Jim Carrey, who played not only Ebenezer Scrooge but all three Ghosts of Christmas as well, is partially to blame, although his contributions are not as disastrous as I feared. While his patented inanity is mostly kept in check, he still overacts when subtlety and nuance might have served better. His portrayal of the Ghost of Christmas Past is particularly heavy handed and outlandish and his redemption as Scrooge is not nearly as powerful or as touching as I had hoped.

Zemeckis’ transparent efforts to wow the audience with obvious 3-D magic tricks do nothing but harm to the film as a whole. Objects fly at the screen and characters jump out of the darkness far too often.
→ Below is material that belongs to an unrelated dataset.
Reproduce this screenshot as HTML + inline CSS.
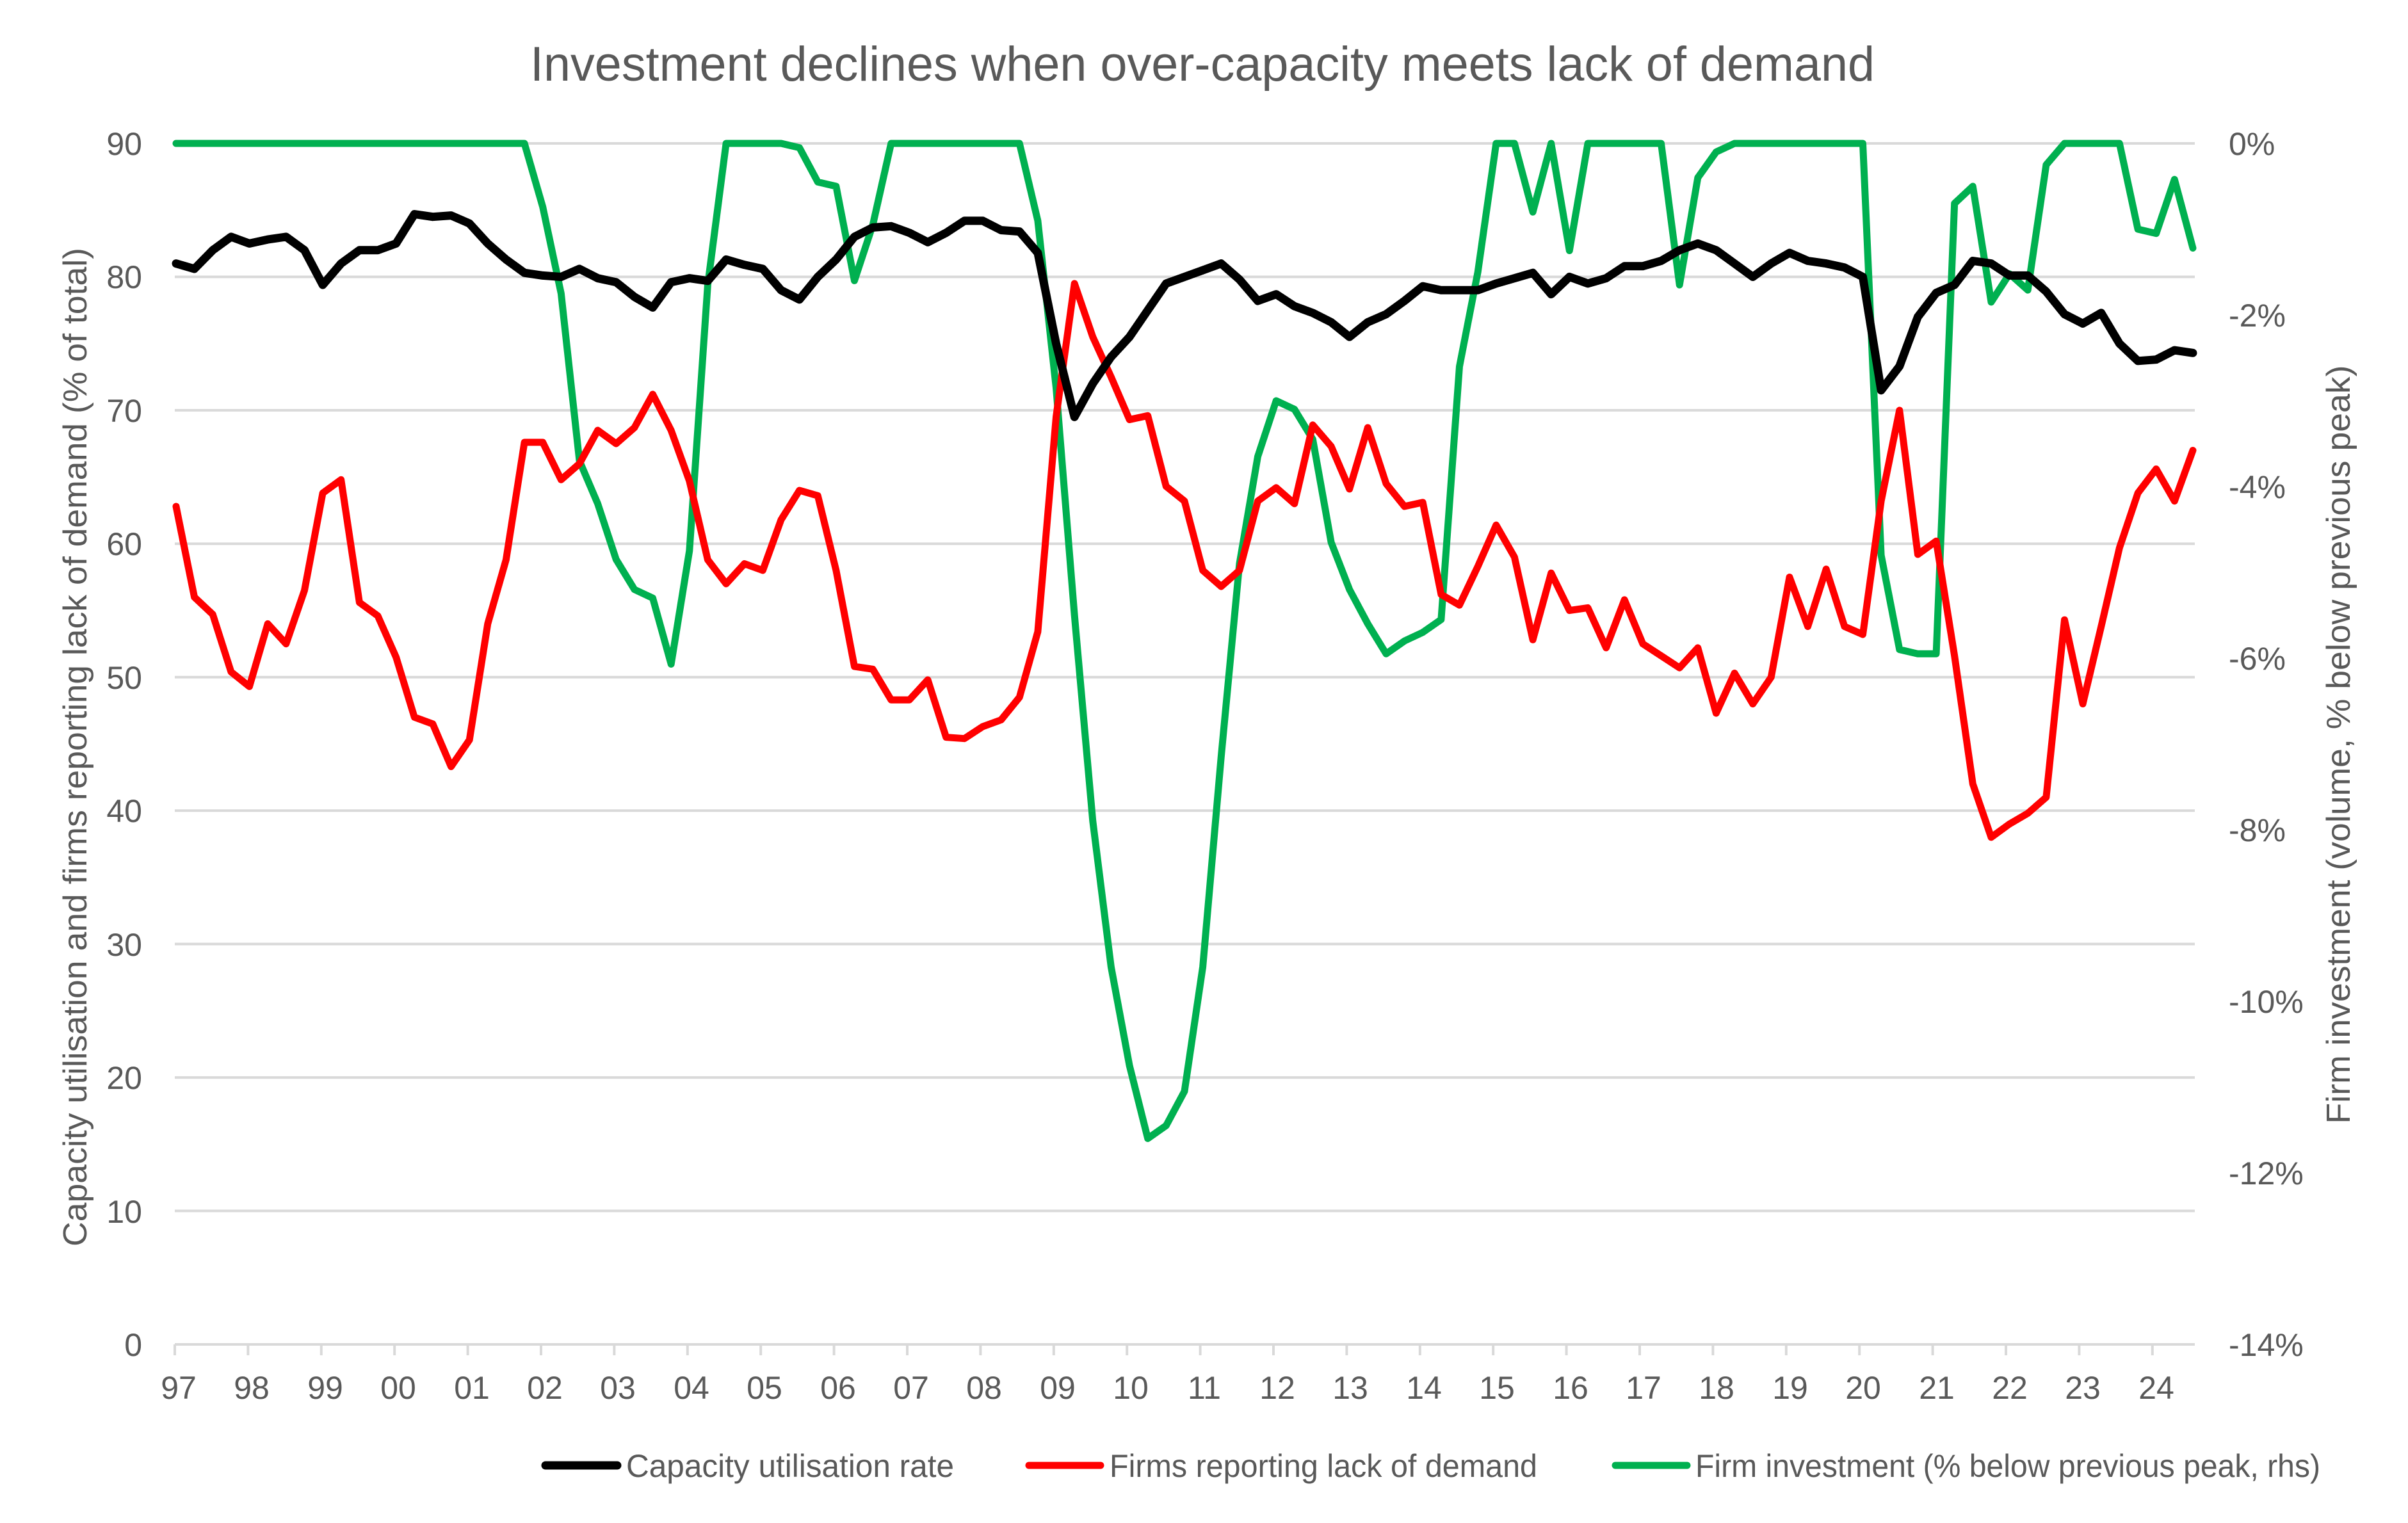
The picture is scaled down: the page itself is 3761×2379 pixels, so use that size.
<!DOCTYPE html>
<html><head><meta charset="utf-8"><style>
html,body{margin:0;padding:0;background:#fff;}
svg{display:block;}
text{font-family:"Liberation Sans",sans-serif;fill:#595959;}
</style></head><body>
<svg id="s" width="3761" height="2379" viewBox="0 0 3761 2379" xmlns="http://www.w3.org/2000/svg">
<rect width="3761" height="2379" fill="#fff"/>
<text x="1878" y="126" font-size="76" text-anchor="middle" textLength="2100" lengthAdjust="spacingAndGlyphs">Investment declines when over-capacity meets lack of demand</text>
<g id="grid" stroke="#d9d9d9" stroke-width="4"></g>
<g font-size="50" text-anchor="end">
<text x="222" y="242">90</text>
<text x="222" y="450">80</text>
<text x="222" y="659">70</text>
<text x="222" y="867">60</text>
<text x="222" y="1076">50</text>
<text x="222" y="1284">40</text>
<text x="222" y="1493">30</text>
<text x="222" y="1701">20</text>
<text x="222" y="1910">10</text>
<text x="222" y="2118">0</text>
</g>
<g font-size="50">
<text x="3481" y="242">0%</text>
<text x="3481" y="510">-2%</text>
<text x="3481" y="778">-4%</text>
<text x="3481" y="1046">-6%</text>
<text x="3481" y="1314">-8%</text>
<text x="3481" y="1582">-10%</text>
<text x="3481" y="1850">-12%</text>
<text x="3481" y="2118">-14%</text>
</g>
<g font-size="50" text-anchor="middle">
<text x="279" y="2185">97</text><text x="393" y="2185">98</text><text x="508" y="2185">99</text><text x="622" y="2185">00</text>
<text x="737" y="2185">01</text><text x="851" y="2185">02</text><text x="965" y="2185">03</text><text x="1080" y="2185">04</text>
<text x="1194" y="2185">05</text><text x="1309" y="2185">06</text><text x="1423" y="2185">07</text><text x="1537" y="2185">08</text>
<text x="1652" y="2185">09</text><text x="1766" y="2185">10</text><text x="1881" y="2185">11</text><text x="1995" y="2185">12</text>
<text x="2109" y="2185">13</text><text x="2224" y="2185">14</text><text x="2338" y="2185">15</text><text x="2453" y="2185">16</text>
<text x="2567" y="2185">17</text><text x="2681" y="2185">18</text><text x="2796" y="2185">19</text><text x="2910" y="2185">20</text>
<text x="3025" y="2185">21</text><text x="3139" y="2185">22</text><text x="3253" y="2185">23</text><text x="3368" y="2185">24</text>
</g>
<text transform="translate(135,1167) rotate(-90)" font-size="52" text-anchor="middle" textLength="1560" lengthAdjust="spacingAndGlyphs">Capacity utilisation and firms reporting lack of demand (% of total)</text>
<text transform="translate(3670,1163) rotate(-90)" font-size="52" text-anchor="middle" textLength="1185" lengthAdjust="spacingAndGlyphs">Firm investment (volume, % below previous peak)</text>
<g id="lines" fill="none" stroke-linejoin="round" stroke-linecap="round"></g>
<g font-size="50">
<line x1="852" y1="2289" x2="964" y2="2289" stroke="#000" stroke-width="13" stroke-linecap="round"/>
<text x="978" y="2307" textLength="512" lengthAdjust="spacingAndGlyphs">Capacity utilisation rate</text>
<line x1="1607" y1="2289" x2="1719" y2="2289" stroke="#ff0000" stroke-width="11" stroke-linecap="round"/>
<text x="1733" y="2307" textLength="668" lengthAdjust="spacingAndGlyphs">Firms reporting lack of demand</text>
<line x1="2523" y1="2289" x2="2635" y2="2289" stroke="#00b050" stroke-width="11" stroke-linecap="round"/>
<text x="2648" y="2307" textLength="976" lengthAdjust="spacingAndGlyphs">Firm investment (% below previous peak, rhs)</text>
</g>
</svg>
<script>
(function(){
var NS="http://www.w3.org/2000/svg";
function el(p,t,a){var e=document.createElementNS(NS,t);for(var k in a)e.setAttribute(k,a[k]);p.appendChild(e);return e;}
var g=document.getElementById("grid"),ln=document.getElementById("lines");
function yL(v){return 2100-v*20.844;}
function yR(p){return 224+(-p)*134;}
for(var v=0;v<=90;v+=10){var y=yL(v);el(g,"line",{x1:273,x2:3428,y1:y,y2:y});}
for(var i=0;i<28;i++){var x=273+i*114.4;el(g,"line",{x1:x,x2:x,y1:2100,y2:2117});}
var blk=[81,80.6,82,83, 82.5,82.8,83,82, 79.4,81,82,82, 82.5,84.7,84.5,84.6, 84,82.5,81.3,80.3, 80.1,80,80.6,79.9, 79.6,78.5,77.7,79.6, 79.9,79.7,81.3,80.9, 80.6,79,78.3,80, 81.3,83,83.7,83.8, 83.3,82.6,83.3,84.2, 84.2,83.5,83.4,81.8, 75,69.5,72,74, 75.5,77.5,79.5,80, 80.5,81,79.8,78.2, 78.7,77.8,77.3,76.6, 75.5,76.6,77.2,78.2, 79.3,79,79,79, 79.5,79.9,80.3,78.7, 80,79.5,79.9,80.8, 80.8,81.2,82,82.5, 82,81,80,81, 81.8,81.2,81,80.7, 80,71.5,73.3,77, 78.8,79.4,81.2,81, 80.1,80.1,78.9,77.2, 76.5,77.3,75.0,73.7, 73.8,74.5,74.3];
var red=[62.8,56,54.7,50.4, 49.3,54,52.5,56.5, 63.8,64.8,55.6,54.6, 51.5,47,46.5,43.3, 45.3,54,58.8,67.6, 67.6,64.8,66,68.5, 67.5,68.7,71.2,68.5, 64.7,58.8,57,58.5, 58,61.8,64,63.6, 58,50.8,50.6,48.3, 48.3,49.8,45.5,45.4, 46.3,46.8,48.5,53.4, 69.5,79.5,75.5,72.5, 69.3,69.6,64.3,63.2, 58,56.8,58,63.2, 64.2,63,68.9,67.3, 64.1,68.7,64.5,62.8, 63.1,56.2,55.4,58.3, 61.4,59,52.8,57.8, 55,55.2,52.2,55.8, 52.5,51.6,50.7,52.2, 47.3,50.3,48,50, 57.5,53.8,58.1,53.8, 53.2,63.2,70,59.2, 60.2,51.6,42,38, 39,39.8,41,54.3, 48,53.8,59.7,63.8, 65.6,63.2,67];
var grn=[];for(var i=0;i<111;i++)grn.push(0);
var set={20:-0.74,21:-1.75,22:-3.7,23:-4.2,24:-4.85,25:-5.2,26:-5.3,27:-6.07,28:-4.75,29:-1.65,
34:-0.05,35:-0.45,36:-0.5,37:-1.6,38:-0.95,
47:-0.9,48:-2.85,49:-5.5,50:-7.9,51:-9.6,52:-10.75,53:-11.6,54:-11.45,55:-11.05,56:-9.6,57:-7.15,58:-4.9,59:-3.65,60:-3.0,61:-3.1,62:-3.45,63:-4.65,64:-5.2,65:-5.6,66:-5.95,67:-5.8,68:-5.7,69:-5.55,70:-2.6,71:-1.5,
74:-0.8,76:-1.25,82:-1.65,83:-0.4,84:-0.1,
93:-4.8,94:-5.9,95:-5.95,96:-5.95,97:-0.7,98:-0.5,99:-1.85,100:-1.52,101:-1.71,102:-0.25,107:-1.0,108:-1.05,109:-0.42,110:-1.22};
for(var k in set)grn[+k]=set[k];
function pts(a,f){var s=[];for(var i=0;i<a.length;i++)s.push((275+i*28.636).toFixed(1)+","+f(a[i]).toFixed(1));return s.join(" ");}
el(ln,"polyline",{points:pts(grn,yR),stroke:"#00b050","stroke-width":11});
el(ln,"polyline",{points:pts(red,yL),stroke:"#ff0000","stroke-width":11});
el(ln,"polyline",{points:pts(blk,yL),stroke:"#000000","stroke-width":13});
})();
</script>
</body></html>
There’s an entire sequence toward the end that serves no other purpose but to carry the audience away on a virtual roller coaster ride. I can’t imagine how this movie can hold up on DVD, with such a small screen for a canvas. While I’m not recommending that you see it, if you feel you must, be sure to see it in 3-D – I just don’t think it works otherwise.

Parents with young children may want to steer clear of this particular Christmas story. A Christmas Carol has always been a bit on the creepy side, and this latest incarnation doesn’t shy away from any grim details. In fact, at times, Zemeckis seems to relish in the horror-lite trappings, indulging in a handful of startling jump scenes, a smattering of gross-out bits, and few sequences of drawn out suspense that might have your young ones cowering in the aisles. Death and the threat of eternal damnation – let the good times roll.

Robert Zemeckis has given birth to a schizophrenic beast wrought with unnecessary inconsistencies that essentially deprive it of any audience. The film is too scary for kids, but too silly for adults. Its devotion to the original text and its arcane language will likely be lost on your children, but parents won’t be able to enjoy its gravity, seeing as it is so inharmoniously coupled with such bizarre and incongruous embellishments.

While Alan Silvestri’s sweeping score is undeniably grand and while I must admit that the story hits all the right notes on queue and the film moves at quite a quick clip, nothing can save this sinking ship from its icy grave of mediocrity.